Ellas tenían otras inquietudes. Eran chicas raras, como las protagonistas de sus novelas: como Andrea, como Natalia, Tali, como Matia, como Gabriela, como Irene Gal, las protagonistas de Carmen Laforet, Carmen Martín Gaite, Matute, Josefina Aldecoa y Dolores Medio respectivamente. Querían escribir y conocían a los escritores del exilio. Pronto supieron de Rosa Chacel, de María Teresa León, de María Zambrano, de Mercé Rodoreda… Ellas, las exiliadas, leyeron en cuanto pudieron Nada y valoraron su nueva forma de narrar. Aquella joven ganadora del primer premio Nadal había cambiado el paradigma narrativo en España, mientras ellas, lejos, trataban de proseguir su obra intercalándola con trabajos alimenticios. Estaban conectadas, primero sin saberlo, y luego buscándose (Laforet conoció a Zambrano y León en Roma), escribiéndose y admirándose (Rodoreda y Chacel), aunque la autora de Memorias de Leticia Valle, que inició una esperanzadora correspondencia con Ana María Moix, no le gustara tanto la prosa de Matute.
El lector de Mujeres de la posguerra conocerá las vidas de Chacel y de Zambrano y cómo apostaron alto por sí mismas y por su libertad. Ellas y sus amigas Maruja Mallo y Concha Méndez no pedían libertad en su juventud, se la tomaban. Eran transgresoras e intelectuales y pensaban que nada las detendría a finales de los años veinte y comienzos de los años treinta. ¿Cómo iban a pensar que un golpe militar iba a desmigar España y con ella sus altos sueños de transformación del país? La poeta Concha Méndez contó cómo de niña, al preguntar una visita de sus padres a sus hermanos qué iban a ser de mayor, ella contestó que capitán de barco y la visita contestó que las niñas no eran nada. Ella fue lo que quiso, pero décadas después, en los cuarenta y cincuenta, a otras niñas les volverían a decir que no serían nada. Otra vez.
El lector conocerá el valor y la capacidad de transformación de María Teresa León, esa niña hija de militar de alta graduación pero también sobrina de María Goyri la primera mujer que fue a la Universidad que se sabía entero el Romancero cuando conoció a Alberti. Y conocerá también cómo esa extraña mujer que fue Mercè Rodoreda se construyó como escritora en su exilio europeo anteponiendo su faceta literaria y su amor a Armand Obiols a cualquier otro sentimiento o consideración. Mujeres fuertes, seguras, en los antípodas de la mujer de la posguerra española, reposo del guerrero.

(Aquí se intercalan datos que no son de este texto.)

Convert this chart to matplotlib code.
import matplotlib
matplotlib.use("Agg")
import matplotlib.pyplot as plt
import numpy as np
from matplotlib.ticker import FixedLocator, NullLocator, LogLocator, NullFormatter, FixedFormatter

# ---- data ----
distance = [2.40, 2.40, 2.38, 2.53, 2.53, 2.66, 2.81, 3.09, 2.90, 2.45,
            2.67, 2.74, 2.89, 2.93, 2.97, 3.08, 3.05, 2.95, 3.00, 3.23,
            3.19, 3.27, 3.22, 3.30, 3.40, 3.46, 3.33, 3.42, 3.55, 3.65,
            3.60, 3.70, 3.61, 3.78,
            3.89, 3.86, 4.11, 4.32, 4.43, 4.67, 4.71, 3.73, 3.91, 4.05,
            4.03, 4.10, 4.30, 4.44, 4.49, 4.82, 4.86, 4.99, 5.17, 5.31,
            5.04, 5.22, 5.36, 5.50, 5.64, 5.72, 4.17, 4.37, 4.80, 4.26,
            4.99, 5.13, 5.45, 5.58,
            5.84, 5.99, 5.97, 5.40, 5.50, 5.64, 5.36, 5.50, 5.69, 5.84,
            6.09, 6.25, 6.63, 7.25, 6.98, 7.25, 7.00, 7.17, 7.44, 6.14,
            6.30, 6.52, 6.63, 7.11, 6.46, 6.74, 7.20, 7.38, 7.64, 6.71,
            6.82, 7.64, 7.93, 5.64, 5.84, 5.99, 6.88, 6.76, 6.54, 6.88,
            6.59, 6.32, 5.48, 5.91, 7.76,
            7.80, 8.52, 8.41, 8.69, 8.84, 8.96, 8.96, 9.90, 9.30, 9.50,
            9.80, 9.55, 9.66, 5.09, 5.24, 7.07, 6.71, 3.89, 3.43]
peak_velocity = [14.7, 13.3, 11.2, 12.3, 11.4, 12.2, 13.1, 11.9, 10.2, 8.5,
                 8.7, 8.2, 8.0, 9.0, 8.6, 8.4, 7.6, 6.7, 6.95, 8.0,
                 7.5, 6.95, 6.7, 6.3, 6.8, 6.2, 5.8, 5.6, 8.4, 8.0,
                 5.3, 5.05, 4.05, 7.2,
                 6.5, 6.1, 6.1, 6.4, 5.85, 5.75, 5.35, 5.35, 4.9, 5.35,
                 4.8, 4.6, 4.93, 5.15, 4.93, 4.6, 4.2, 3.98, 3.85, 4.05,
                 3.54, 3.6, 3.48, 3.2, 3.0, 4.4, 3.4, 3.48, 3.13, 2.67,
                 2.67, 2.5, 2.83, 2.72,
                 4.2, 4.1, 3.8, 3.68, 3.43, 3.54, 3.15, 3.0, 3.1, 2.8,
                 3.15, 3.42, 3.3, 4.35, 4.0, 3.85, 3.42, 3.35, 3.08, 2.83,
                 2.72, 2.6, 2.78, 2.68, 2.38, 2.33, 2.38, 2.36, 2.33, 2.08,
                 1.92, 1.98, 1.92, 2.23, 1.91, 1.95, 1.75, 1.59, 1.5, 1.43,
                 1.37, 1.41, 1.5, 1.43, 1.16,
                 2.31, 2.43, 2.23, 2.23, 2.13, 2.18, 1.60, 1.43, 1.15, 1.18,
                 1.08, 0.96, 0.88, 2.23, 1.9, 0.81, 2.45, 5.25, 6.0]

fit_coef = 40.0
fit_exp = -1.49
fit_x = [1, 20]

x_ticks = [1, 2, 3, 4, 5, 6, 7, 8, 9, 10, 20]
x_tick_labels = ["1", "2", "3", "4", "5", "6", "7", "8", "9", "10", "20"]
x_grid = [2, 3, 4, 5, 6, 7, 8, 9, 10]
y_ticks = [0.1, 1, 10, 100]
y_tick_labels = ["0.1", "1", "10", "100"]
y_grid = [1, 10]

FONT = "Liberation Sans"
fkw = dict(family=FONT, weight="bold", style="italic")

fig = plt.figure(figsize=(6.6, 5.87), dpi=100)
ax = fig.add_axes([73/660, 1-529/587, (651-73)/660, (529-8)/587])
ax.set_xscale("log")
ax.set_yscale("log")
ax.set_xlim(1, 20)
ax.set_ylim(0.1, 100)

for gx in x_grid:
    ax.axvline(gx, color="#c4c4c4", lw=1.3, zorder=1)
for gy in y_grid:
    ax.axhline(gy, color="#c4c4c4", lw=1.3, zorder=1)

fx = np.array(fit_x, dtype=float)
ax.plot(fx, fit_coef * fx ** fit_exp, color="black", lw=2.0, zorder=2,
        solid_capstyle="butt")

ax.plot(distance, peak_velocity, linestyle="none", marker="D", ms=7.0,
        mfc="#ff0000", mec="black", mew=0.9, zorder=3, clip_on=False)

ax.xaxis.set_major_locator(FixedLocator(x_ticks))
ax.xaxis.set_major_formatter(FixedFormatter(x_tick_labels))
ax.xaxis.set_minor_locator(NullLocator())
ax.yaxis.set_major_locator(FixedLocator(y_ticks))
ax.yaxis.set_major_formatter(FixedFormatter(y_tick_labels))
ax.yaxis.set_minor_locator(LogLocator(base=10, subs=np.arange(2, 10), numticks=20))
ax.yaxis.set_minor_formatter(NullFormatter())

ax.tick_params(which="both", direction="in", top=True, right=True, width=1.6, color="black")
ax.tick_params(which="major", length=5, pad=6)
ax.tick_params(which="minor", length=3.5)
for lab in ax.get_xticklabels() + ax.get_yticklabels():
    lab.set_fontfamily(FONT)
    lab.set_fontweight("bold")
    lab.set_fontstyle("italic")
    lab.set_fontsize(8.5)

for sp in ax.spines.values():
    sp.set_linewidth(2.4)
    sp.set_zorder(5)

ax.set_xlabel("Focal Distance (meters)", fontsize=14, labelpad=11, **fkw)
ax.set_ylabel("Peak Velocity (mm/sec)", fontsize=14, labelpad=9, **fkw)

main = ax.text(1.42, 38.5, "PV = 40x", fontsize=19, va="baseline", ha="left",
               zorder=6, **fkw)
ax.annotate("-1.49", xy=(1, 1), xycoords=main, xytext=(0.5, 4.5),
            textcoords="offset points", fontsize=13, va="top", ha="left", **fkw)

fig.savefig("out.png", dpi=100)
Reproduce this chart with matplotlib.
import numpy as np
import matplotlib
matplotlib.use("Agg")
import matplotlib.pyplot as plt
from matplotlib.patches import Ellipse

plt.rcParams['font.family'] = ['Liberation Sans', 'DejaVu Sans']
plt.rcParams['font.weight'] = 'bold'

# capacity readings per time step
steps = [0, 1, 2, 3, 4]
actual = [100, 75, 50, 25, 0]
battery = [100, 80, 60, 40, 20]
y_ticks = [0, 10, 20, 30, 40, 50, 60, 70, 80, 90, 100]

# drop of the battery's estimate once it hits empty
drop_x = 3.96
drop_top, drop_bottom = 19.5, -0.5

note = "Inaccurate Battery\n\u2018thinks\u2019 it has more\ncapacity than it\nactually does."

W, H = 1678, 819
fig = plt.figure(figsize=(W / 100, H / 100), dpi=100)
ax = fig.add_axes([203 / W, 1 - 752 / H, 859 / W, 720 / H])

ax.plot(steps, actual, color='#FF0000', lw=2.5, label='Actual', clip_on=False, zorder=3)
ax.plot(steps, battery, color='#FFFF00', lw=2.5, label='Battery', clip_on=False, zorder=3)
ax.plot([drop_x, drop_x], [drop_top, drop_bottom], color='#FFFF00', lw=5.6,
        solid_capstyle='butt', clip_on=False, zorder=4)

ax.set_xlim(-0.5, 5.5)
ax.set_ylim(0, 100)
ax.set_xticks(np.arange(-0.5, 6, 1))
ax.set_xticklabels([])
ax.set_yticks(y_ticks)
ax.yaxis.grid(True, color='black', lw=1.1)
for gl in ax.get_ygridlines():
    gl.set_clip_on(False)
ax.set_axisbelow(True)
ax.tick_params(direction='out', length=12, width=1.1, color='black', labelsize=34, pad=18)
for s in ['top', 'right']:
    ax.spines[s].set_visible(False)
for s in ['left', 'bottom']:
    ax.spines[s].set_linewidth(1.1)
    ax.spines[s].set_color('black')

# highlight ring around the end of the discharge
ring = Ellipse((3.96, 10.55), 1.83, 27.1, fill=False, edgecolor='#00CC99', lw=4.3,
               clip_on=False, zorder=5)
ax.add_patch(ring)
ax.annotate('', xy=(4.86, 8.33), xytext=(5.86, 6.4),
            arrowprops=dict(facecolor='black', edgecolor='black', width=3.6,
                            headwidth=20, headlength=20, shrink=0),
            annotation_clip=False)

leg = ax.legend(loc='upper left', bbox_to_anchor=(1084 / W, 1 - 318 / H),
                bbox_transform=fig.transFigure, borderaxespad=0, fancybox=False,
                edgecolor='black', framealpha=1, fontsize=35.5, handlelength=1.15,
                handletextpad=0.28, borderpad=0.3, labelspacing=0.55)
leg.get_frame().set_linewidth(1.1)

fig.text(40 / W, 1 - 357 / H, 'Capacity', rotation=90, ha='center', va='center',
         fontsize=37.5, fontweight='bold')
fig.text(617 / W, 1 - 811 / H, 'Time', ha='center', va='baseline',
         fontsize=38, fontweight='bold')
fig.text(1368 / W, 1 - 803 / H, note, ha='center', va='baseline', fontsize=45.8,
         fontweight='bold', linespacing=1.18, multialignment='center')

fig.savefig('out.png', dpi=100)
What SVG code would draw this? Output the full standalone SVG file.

Las exiliadas fueron volviendo a España, la primera Maruja Mallo, aunque comprobó que sus amigos seguían fuera o estaban muertos. Algunas volvieron a ser referentes culturales, como Zambrano. Otras perdieron en el exilio parte de su carrera o malograron su trayectoria. Aquella reina de Madrid y de París que fue Maruja Mallo, miembro de la Cofradía de la Perdiz creada por García Lorca y compañera de inquietudes de Federico y Dalí e incluso del bruto de Buñuel, no pudo prolongar a su vuelta el alto nivel alcanzado en su juventud.
María Teresa León no volvió a Madrid a lomos de un caballo blanco y cantando victoria, sino con la memoria perdida. Pero nos dejó su gran legado, Memoria de la melancolía. Y Chacel, una de las más grandes inteligencias del siglo XX español, tan moderna y avanzada en su juventud, tan seguidora de las grandes corrientes literarias, desde Joyces al nouveau roman francés, se enquistó en los meandros del exilio y aunque fue reconocida, la brecha entre la joven que fue y la sociedad que encontró fue abismal.
Pero Mujeres de la posguerra puede leerse de otro modo. A través de las novelas y memorias de estas mujeres podernos ver entre líneas la historia de nuestras madres y abuelas, nuestra historia. Y ver cómo Tali en Entre visillos no sabe cómo decir a su padre que quiere estudiar Ciencias siendo ella una chica, porque las pocas chicas que hacían bachillerato estudiaban Letras, lo que le obligaría además a marchar a Madrid y dejar Salamanca. ¡Qué gran problema! Y podemos ver a través de Usos de la postguerraespañola, también de Martín Gaite, cómo el franquismo eligió la legalidad más añeja en cuestión de costumbres e impuso una nueva mujer que era la negación de la que ya existía en España y en Europa antes de la Guerra Civil. Y cómo a partir de los sesenta, estas mujeres espabilaron y a pesar del franquismo, se fueron pareciendo más a las europeas y de algún modo, a las pioneras de la etapa republicana.
Por último, podemos ver también ciertas semejanzas entre la falta de perspectivas de la posguerra y nuestros días de crisis económica. No es lo mismo, porque la situación política es radicalmente distinta, pero a la hora de enfrentarse a las dificultades económicas las mujeres de la posguerra fueron expertas en salir adelante con lo puesto. Y a pesar de su eterna minoría de edad legal dejaron atrás el adoctrinamiento de la Sección Femenina y se adaptaron a los nuevos cambios que traían sus hijos, el cine, y el turismo. Lejos de amilanarse, se comieron el mundo tras haber pasado tanta hambre y consumirse por tanto dolor.